James is absolutely correct. Kinematics is simply a mathematical description of motion in terms of velocity and acceleration. What causes the acceleration is not a concern in kinematics. Dynamics studies what causes those accelerations to happen -- i.e., forces.

Don't believe me? Use google to find the answer. Here, for example: http://id.mind.net/~zona/mstm/physics/mechanics/mechanics.html.

I'll describe the difference in terms of uniform circular motion. Kinematically, circular motion (about the origin for simplicity) results when an object undergoes a constant radial acceleration of the form

$${\mathbf a} = - {\mathbf r} \omega^2$$

and the object has a velocity normal to the radial vector and equal in magnitude to

$$v = r\omega$$

Dynamically, circular motion (about the origin for simplicity) results when an object undergoes a constant radial force of the form

$${\mathbf F} = - F \hat{\mathbf r}$$

and the object has a velocity normal to the radial vector and equal in magnitude to

$$v = \sqrt{\frac{Fr}{m}}$$


Superficially, there's not much difference. However, the kinematic description doesn't care what causes the acceleration to occur. A ball tied to a string, a car driving around a circular track, or a planet in a circular orbit all obey the same kinematic relationship. The dynamic description does care.
 
You all seem to be missing the point.

Why is a dynamic description more general, and why would a question be asked about how equivalent kinematic and dynamic models are?

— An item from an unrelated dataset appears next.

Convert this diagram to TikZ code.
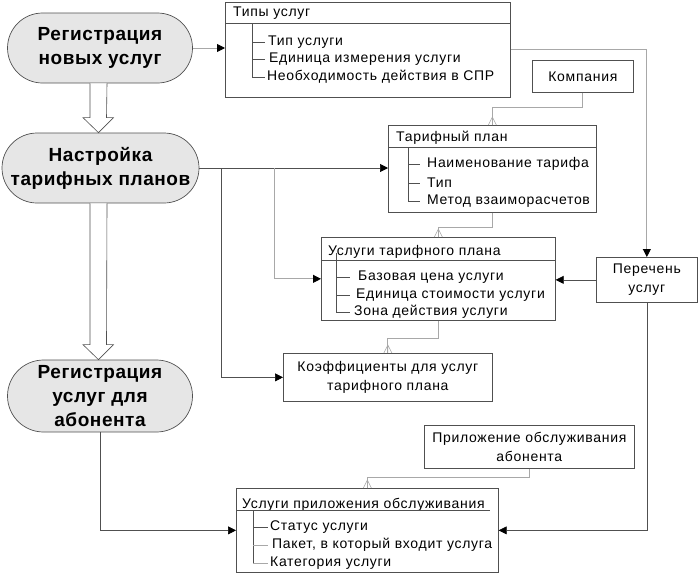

Forces are what connects the two, Newton's laws of motion go from velocity and acceleration to momentum, although you can start at the other end because of a certain symmetry, right? If you start with the general conservation of energy as momentum, you can derive kinematics. Dynamics derive forces according to causal Newtonian mechanics, and kinematics 'uses' forces as accelerations, which are changes in velocity. Changes are displacements, and you can represent positional displacements the same way.

Is Fourier harmonic representation dynamic or kinematic?
 
Because dynamics is more flexible. For example, imagine you want to describe the motion of a small mass connected to a fixed centre by a hard but light metal rod. One way to use kinematics would be to simply add a constraint that the distance from the mass to the centre is equal to a given fixed value (the length of the rod). But if you have to take into account the elasticity of the rod, you would use dynamics. The above kinematic description will be recovered if you take a limit that the stiffness of the rod tends to infinity.
 
Hah.
Dynamics describes changes in energy as momentum. Kinematics describes changes in position, velocity, and acceleration.
 
No. Your comment about elasticity in fact describes a dynamic 'property' of something.
Kinematics as you also say, requires a position or a length.

Kinematics is a description of changes, but derives them from static variables (position, velocity, acceleration).
Dynamically, an elastic rod will have a static elastic constant, which determines how much its energy can change.
 
I think it is enough if you understand these concepts on intuitive level even if you don't have a precise definition.